The Secretary of State to the British Ambassador (Spring Rice)
Excellency: I have given consideration to your excellency’s note of the 1st instant, relative to the case of the Appam, now libeled in the United States courts.
In reply I have the honor to state that the Government of the United States does not concede that “the question of the status of the Appam and the treatment which should have been accorded her from the moment when she was brought within United States waters is primarily one between His Majesty’s Government and that of the United States, and not one between the British owners of the ship and those who are in temporary charge of her.” In the view of this Government the United States has no concern whatever with the actual “status” of the Appam, if by that term is meant whether she is good prize or no prize, and whether she now belongs to the German Government or to her original owners.
As to the treatment to be accorded the vessel, this Government holds that the owners of the vessel are the direct parties in interest, and that, being unwilling to await the decision and action of this Government, and having had recourse to legal remedies to preserve their asserted rights, they must, according to the rule of practice which His Majesty’s Government have contended for and endeavored to enforce with exceptional vigor during the present war with regard to the detention of ships and cargoes of American citizens, exhaust their legal remedies with a resulting denial of justice before the questions involved can be taken up through diplomatic channels. Consequently, there can not as yet, in the view of this Government, be entertained any diplomatic reclamation by the British Government on behalf of the owners of the vessel in question.
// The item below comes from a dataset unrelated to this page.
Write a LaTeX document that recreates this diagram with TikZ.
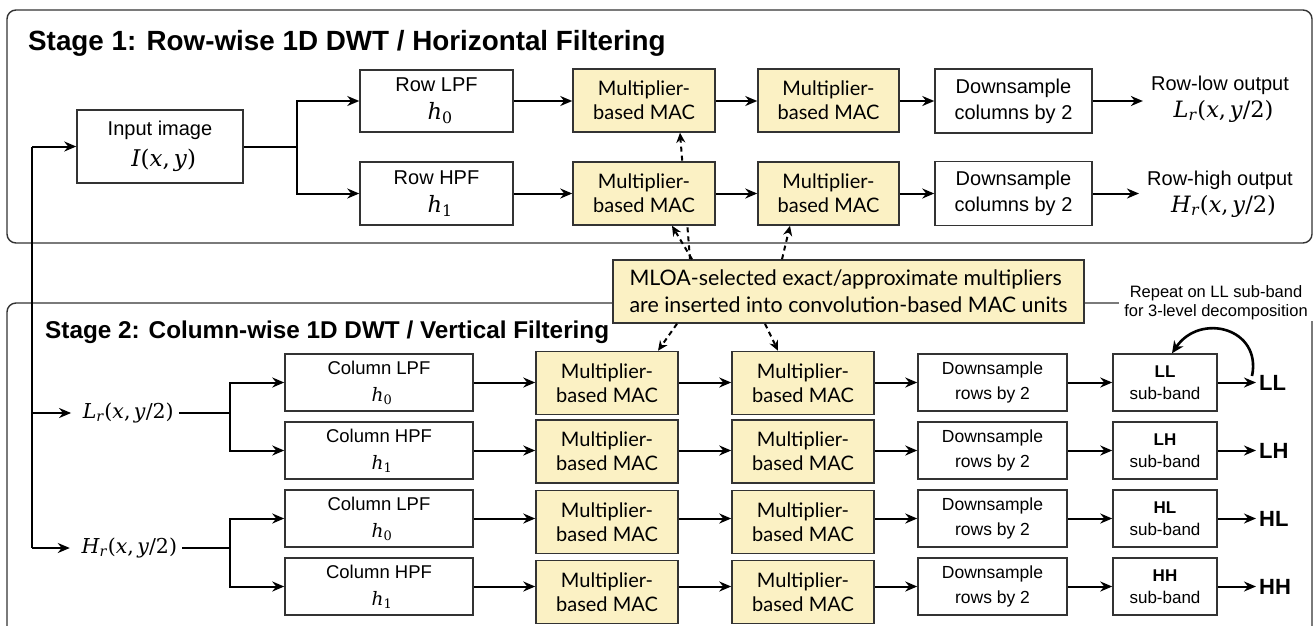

The Government of the United States is not “claiming to escape amiability for failure to carry out its obligations”; it is maintaining that the interested parties, having selected an alternative remedy— that is, the judicial remedy—their Government have not, at least as yet, any grounds for initiating a diplomatic discussion of the questions involved in the case while it is pending before a United States court.
Accept [etc.]
[On March 6, 1917, the Supreme Court of the United States delivered its opinion affirming the decree of the District Court for the Eastern District of Virginia, of July 29, 1916. 243 U. S. Rep. 124.]